- Goldman Sachs is moving away from a practice of judging the profitability of individual trades in favor of a longer-term approach to client relationships, according to CFO Stephen Scherr.
- The policy breaks from the one championed by the prior management team and ex-CFO Harvey Schwartz, who touted a tool in November 2014 that gave traders an ability to look at the profitability of each potential trade.
- The tool has been blamed for encouraging traders to focus on the short term and ignore client relationships and for weakening the firm’s trading franchise.
The David Solomon era has officially begun for Goldman Sachs’s beleaguered trading division.
Stephen Scherr, Goldman Sachs’s finance chief, drew a line earlier today under the company’s prior management team when he said the bank would move away from judging the profitability of single trades in favor of taking a broader approach to clients.
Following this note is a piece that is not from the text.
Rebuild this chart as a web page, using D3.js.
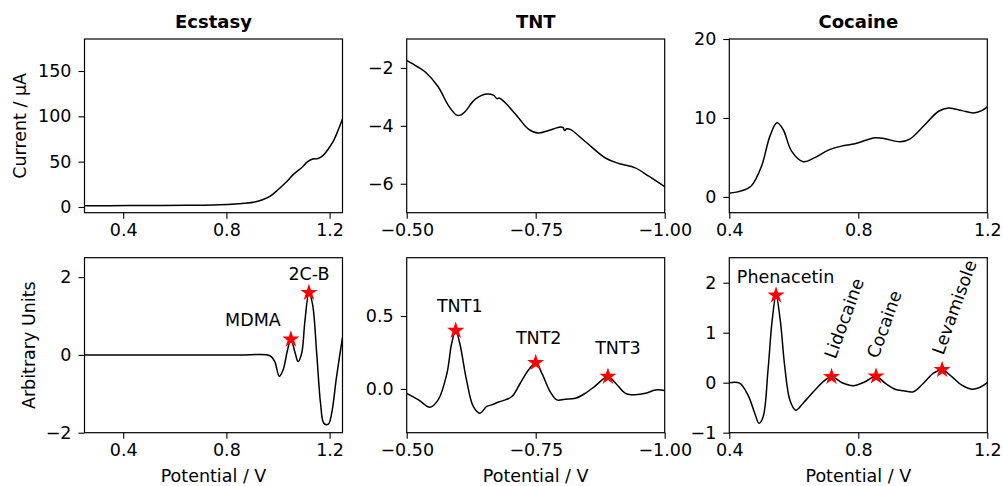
<!DOCTYPE html>
<html>
<head>
<meta charset="utf-8">
<script src="https://cdn.jsdelivr.net/npm/d3@7"></script>
<style>
  body { margin: 0; background: #fff; }
  svg { display: block; font-family: "DejaVu Sans", sans-serif; }
</style>
</head>
<body>
<svg id="chart" width="1003" height="486"></svg>
<script>
// ---------- data ----------
const titles = ["Ecstasy", "TNT", "Cocaine"];

// Ecstasy: raw voltammogram (µA) and processed signal
const ecstasyPotential = [0.25, 0.35, 0.45, 0.55, 0.65, 0.75, 0.82, 0.87, 0.91, 0.94, 0.97, 1.0, 1.03, 1.06, 1.09, 1.115, 1.135, 1.155, 1.175, 1.195, 1.215, 1.235, 1.25];
const ecstasyCurrent   = [1.5, 1.5, 1.6, 1.7, 1.9, 2.3, 3.0, 4.0, 5.5, 8, 12, 19, 27, 36, 43, 50, 53, 53.5, 57, 64, 73, 86, 97];
const ecstasySigPotential = [0.25, 0.4, 0.55, 0.7, 0.85, 0.96, 0.975, 0.988, 1.005, 1.02, 1.036, 1.05, 1.066, 1.078, 1.092, 1.104, 1.12, 1.134, 1.15, 1.165, 1.178, 1.195, 1.208, 1.227, 1.25];
const ecstasySignal       = [0, 0, 0, 0, 0, 0, -0.05, -0.18, -0.55, -0.38, 0.1, 0.40, 0.06, -0.17, 0.05, 0.85, 1.6, 1.3, 0.04, -1.25, -1.76, -1.78, -1.5, -0.56, 0.45];
const ecstasyPeakNames = ["MDMA", "2C-B"];
const ecstasyPeakPotential = [1.05, 1.12];
const ecstasyPeakSignal = [0.40, 1.6];

// TNT (reduction, negative potentials)
const tntPotential = [-0.5, -0.52, -0.536, -0.561, -0.581, -0.597, -0.605, -0.613, -0.633, -0.655, -0.668, -0.675, -0.679, -0.691, -0.717, -0.736, -0.755, -0.775, -0.798, -0.803, -0.806, -0.81, -0.817, -0.846, -0.885, -0.911, -0.943, -0.969, -1.0];
const tntCurrent   = [-1.74, -1.95, -2.14, -2.65, -3.30, -3.63, -3.62, -3.51, -3.08, -2.90, -2.94, -3.06, -3.04, -3.2, -3.73, -4.11, -4.25, -4.16, -4.04, -4.06, -4.16, -4.1, -4.12, -4.54, -5.11, -5.30, -5.45, -5.74, -6.10];
const tntSigPotential = [-0.5, -0.523, -0.545, -0.561, -0.578, -0.587, -0.595, -0.603, -0.616, -0.629, -0.642, -0.655, -0.665, -0.678, -0.691, -0.704, -0.72, -0.736, -0.75, -0.762, -0.778, -0.791, -0.807, -0.827, -0.846, -0.865, -0.89, -0.904, -0.924, -0.943, -0.963, -0.982, -1.0];
const tntSignal       = [-0.03, -0.075, -0.125, -0.075, 0.107, 0.31, 0.40, 0.31, 0.06, -0.12, -0.166, -0.12, -0.109, -0.09, -0.075, -0.052, 0.039, 0.13, 0.18, 0.107, -0.018, -0.075, -0.07, -0.064, -0.03, 0.02, 0.085, 0.043, -0.03, -0.04, -0.03, -0.007, -0.01];
const tntPeakNames = ["TNT1", "TNT2", "TNT3"];
const tntPeakPotential = [-0.595, -0.75, -0.89];
const tntPeakSignal = [0.40, 0.18, 0.085];

// Cocaine sample
const cocainePotential = [0.4, 0.437, 0.468, 0.5, 0.526, 0.548, 0.567, 0.593, 0.629, 0.665, 0.707, 0.748, 0.79, 0.852, 0.883, 0.93, 0.961, 1.007, 1.049, 1.08, 1.121, 1.157, 1.183, 1.2];
const cocaineCurrent   = [0.47, 0.76, 1.39, 3.9, 7.7, 9.38, 8.54, 5.8, 4.46, 4.97, 5.93, 6.43, 6.73, 7.49, 7.36, 6.98, 7.36, 9.17, 10.85, 11.27, 10.93, 10.64, 10.93, 11.4];
const cocaineSigPotential = [0.4, 0.432, 0.458, 0.479, 0.492, 0.505, 0.52, 0.533, 0.545, 0.558, 0.572, 0.588, 0.606, 0.629, 0.665, 0.697, 0.717, 0.753, 0.784, 0.821, 0.855, 0.883, 0.914, 0.94, 0.971, 1.002, 1.033, 1.06, 1.09, 1.121, 1.152, 1.178, 1.2];
const cocaineSignal       = [0, -0.01, -0.25, -0.61, -0.81, -0.68, 0.25, 1.25, 1.75, 1.25, 0.32, -0.35, -0.55, -0.41, -0.15, 0.05, 0.12, -0.01, -0.06, 0.02, 0.13, -0.01, -0.13, -0.16, -0.18, -0.01, 0.19, 0.26, 0.12, -0.05, -0.13, -0.09, 0];
const cocainePeakNames = ["Phenacetin", "Lidocaine", "Cocaine", "Levamisole"];
const cocainePeakPotential = [0.545, 0.717, 0.855, 1.06];
const cocainePeakSignal = [1.75, 0.12, 0.13, 0.26];

// tick values
const ecstasyPotentialTicks = [0.4, 0.8, 1.2];
const ecstasyCurrentTicks = [0, 50, 100, 150];
const ecstasySignalTicks = [-2, 0, 2];
const tntPotentialTicks = [-0.5, -0.75, -1.0];
const tntCurrentTicks = [-6, -4, -2];
const tntSignalTicks = [0.0, 0.5];
const cocainePotentialTicks = [0.4, 0.8, 1.2];
const cocaineCurrentTicks = [0, 10, 20];
const cocaineSignalTicks = [-1, 0, 1, 2];

// ---------- layout ----------
const FS = 17.5;
const colLeft = [84.5, 406.7, 729.3];
const panelW = 258;
const rowTop = [39, 257.7];
const panelH = [173.7, 175];

const zipPts = (xs, ys) => xs.map((x, i) => [x, ys[i]]);

const panels = [
  { col: 0, row: 0, xDom: [0.25, 1.25], yDom: [-6.3, 185.3], pts: zipPts(ecstasyPotential, ecstasyCurrent),
    xTicks: ecstasyPotentialTicks, xFmt: d3.format(".1f"), yTicks: ecstasyCurrentTicks, yFmt: d3.format("d"),
    title: titles[0], ylabel: "Current / µA" },
  { col: 1, row: 0, xDom: [-0.5, -1.0], yDom: [-7, -1], pts: zipPts(tntPotential, tntCurrent),
    xTicks: tntPotentialTicks, xFmt: d3.format(".2f"), yTicks: tntCurrentTicks, yFmt: d3.format("d"),
    title: titles[1] },
  { col: 2, row: 0, xDom: [0.4, 1.2], yDom: [-2, 20], pts: zipPts(cocainePotential, cocaineCurrent),
    xTicks: cocainePotentialTicks, xFmt: d3.format(".1f"), yTicks: cocaineCurrentTicks, yFmt: d3.format("d"),
    title: titles[2] },
  { col: 0, row: 1, xDom: [0.25, 1.25], yDom: [-2, 2.5], pts: zipPts(ecstasySigPotential, ecstasySignal),
    xTicks: ecstasyPotentialTicks, xFmt: d3.format(".1f"), yTicks: ecstasySignalTicks, yFmt: d3.format("d"),
    ylabel: "Arbitrary Units", xlabel: "Potential / V",
    peaks: { names: ecstasyPeakNames, xs: ecstasyPeakPotential, ys: ecstasyPeakSignal },
    labelStyle: { offsets: [[-38, -13], [0, -13]], rotate: 0 } },
  { col: 1, row: 1, xDom: [-0.5, -1.0], yDom: [-0.3, 0.9], pts: zipPts(tntSigPotential, tntSignal),
    xTicks: tntPotentialTicks, xFmt: d3.format(".2f"), yTicks: tntSignalTicks, yFmt: d3.format(".1f"),
    xlabel: "Potential / V",
    peaks: { names: tntPeakNames, xs: tntPeakPotential, ys: tntPeakSignal },
    labelStyle: { offsets: [[4, -18.5], [3, -18.5], [10, -22.5]], rotate: 0 } },
  { col: 2, row: 1, xDom: [0.4, 1.2], yDom: [-1, 2.5], pts: zipPts(cocaineSigPotential, cocaineSignal),
    xTicks: cocainePotentialTicks, xFmt: d3.format(".1f"), yTicks: cocaineSignalTicks, yFmt: d3.format("d"),
    xlabel: "Potential / V",
    peaks: { names: cocainePeakNames, xs: cocainePeakPotential, ys: cocainePeakSignal },
    labelStyle: { offsets: [[9.5, -12.5], [4, -17], [2, -17], [1, -14]], rotate: [0, -70, -70, -70] } }
];

const svg = d3.select("#chart");
const star = d3.symbol().type(d3.symbolStar).size(92);

panels.forEach(p => {
  const x0 = colLeft[p.col], y0 = rowTop[p.row], h = panelH[p.row];
  const x = d3.scaleLinear().domain(p.xDom).range([x0, x0 + panelW]);
  const y = d3.scaleLinear().domain(p.yDom).range([y0 + h, y0]);
  const g = svg.append("g");

  // clip
  const clipId = `clip-${p.row}-${p.col}`;
  g.append("clipPath").attr("id", clipId)
    .append("rect").attr("x", x0).attr("y", y0).attr("width", panelW).attr("height", h);

  // axes
  const xa = g.append("g").attr("transform", `translate(0,${y0 + h})`)
    .call(d3.axisBottom(x).tickValues(p.xTicks).tickFormat(p.xFmt).tickSize(6).tickPadding(5));
  const ya = g.append("g").attr("transform", `translate(${x0},0)`)
    .call(d3.axisLeft(y).tickValues(p.yTicks).tickFormat(p.yFmt).tickSize(6).tickPadding(7));
  [xa, ya].forEach(a => {
    a.select(".domain").remove();
    a.selectAll(".tick line").attr("stroke", "#000").attr("stroke-width", 1.1);
    a.selectAll(".tick text").attr("fill", "#000").style("font-size", FS + "px")
      .style("font-family", '"DejaVu Sans", sans-serif');
  });

  // curve
  const line = d3.line().x(d => x(d[0])).y(d => y(d[1])).curve(d3.curveCatmullRom.alpha(0.5));
  g.append("path").datum(p.pts).attr("d", line)
    .attr("fill", "none").attr("stroke", "#000").attr("stroke-width", 1.5)
    .attr("clip-path", `url(#${clipId})`);

  // peaks
  if (p.peaks) {
    const pk = p.peaks;
    pk.names.forEach((name, i) => {
      const cx = x(pk.xs[i]), cy = y(pk.ys[i]);
      g.append("path").attr("d", star).attr("transform", `translate(${cx},${cy})`)
        .attr("fill", "#ff0000").attr("stroke", "none");
      const off = p.labelStyle.offsets[i];
      const rot = Array.isArray(p.labelStyle.rotate) ? p.labelStyle.rotate[i] : p.labelStyle.rotate;
      g.append("text")
        .attr("transform", `translate(${cx + off[0]},${cy + off[1]}) rotate(${rot})`)
        .attr("text-anchor", rot === 0 ? "middle" : "start")
        .style("font-size", FS + "px").attr("fill", "#000")
        .text(name);
    });
  }

  // frame
  g.append("rect").attr("x", x0).attr("y", y0).attr("width", panelW).attr("height", h)
    .attr("fill", "none").attr("stroke", "#000").attr("stroke-width", 1.2);

  if (p.title) {
    g.append("text").attr("x", x0 + panelW / 2).attr("y", 28).attr("text-anchor", "middle")
      .style("font-size", "18px").style("font-weight", "bold").text(p.title);
  }
  if (p.xlabel) {
    g.append("text").attr("x", x0 + panelW / 2).attr("y", 482).attr("text-anchor", "middle")
      .style("font-size", FS + "px").text(p.xlabel);
  }
  if (p.ylabel) {
    const bx = p.row === 0 ? 26 : 34.5;
    g.append("text").attr("transform", `translate(${bx},${y0 + h / 2}) rotate(-90)`)
      .attr("text-anchor", "middle").style("font-size", FS + "px").text(p.ylabel);
  }
});
</script>
</body>
</html>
"Through our One Goldman Sachs initiative, we aim to shift focus away from per trade returns, taking a more holistic approach to client relationships," Scherr said.
On the face of it, the comment doesn’t seem all that controversial. But it rolls back a policy and a technology tool that was once a point of pride at Goldman, but which would later be blamed for encouraging traders to focus on short-term thinking to the detriment of long standing relationships.
Under CEO Lloyd Blankfein, Goldman developed a model to measure the profitability of each potential trade. With higher capital standards buffeting the industry, the idea was that it would give traders a way to determine whether an individual trade was going to hurt the profitability of their own business or that of the firm.
In November 2014, Goldman’s then-finance chief Harvey Schwartz gave a presentation about how the firm thought about using its precious capital. In his remarks, he told them about the tool which had by then been rolled out division wide.
"We developed a capital allocation tool," Schwartz said. "This software captures earnings-related information for our businesses and calculates the various capital requirements that we’re subject to. It provides the ability to have a top-down perspective for senior management and a bottom-up assessment for our business heads, right down to the CUSIP level."
Made over months and years, the thinking went, the analysis should lead to higher returns. And Goldman has managed to maintain higher returns than many peers.
Over the subsequent years, however, the model got blamed for encouraging Goldman traders to forego smaller less profitable trades even in cases where it would have served an important client.
Scherr’s comment might be the first time Goldman has admitted publicly that the old model didn’t work.
Internally, its limitations have been well known. In April 2017, trading chief Pablo Salame held an employee town hall where he implored them to "Just Add Butter," a rallying cry he coined to encourage staff to look at the overall client relationship rather than just the trade in front of them. Salame got the saying emblazoned on baseball caps.
Many traders said his speech was at least an internal admission that the capital allocation model had incentivized employees to reject smaller trades. Salame and the company declined to comment.
Scherr and Solomon, and the current securities division leadership team of Ashok Varadhan, Marty Chavez and Jim Esposito, are now trying to undo that damage.
Their model is much more of an investment banking approach where the bank woos clients with advice and analysis months or years before winning a merger mandate or a debt underwriting. Using a similar model in sales and trading might mean doing small, unprofitable trades for a client for months or years so that when the client has a big trade to get done, it’ll think of Goldman.
"We will continue to undertake the same detailed assessment of the economics and risks of each trade," Scherr said in a statement to Business Insider. "But we are now widening the lens through which we evaluate transactions to also take into account our broader engagement with each client.”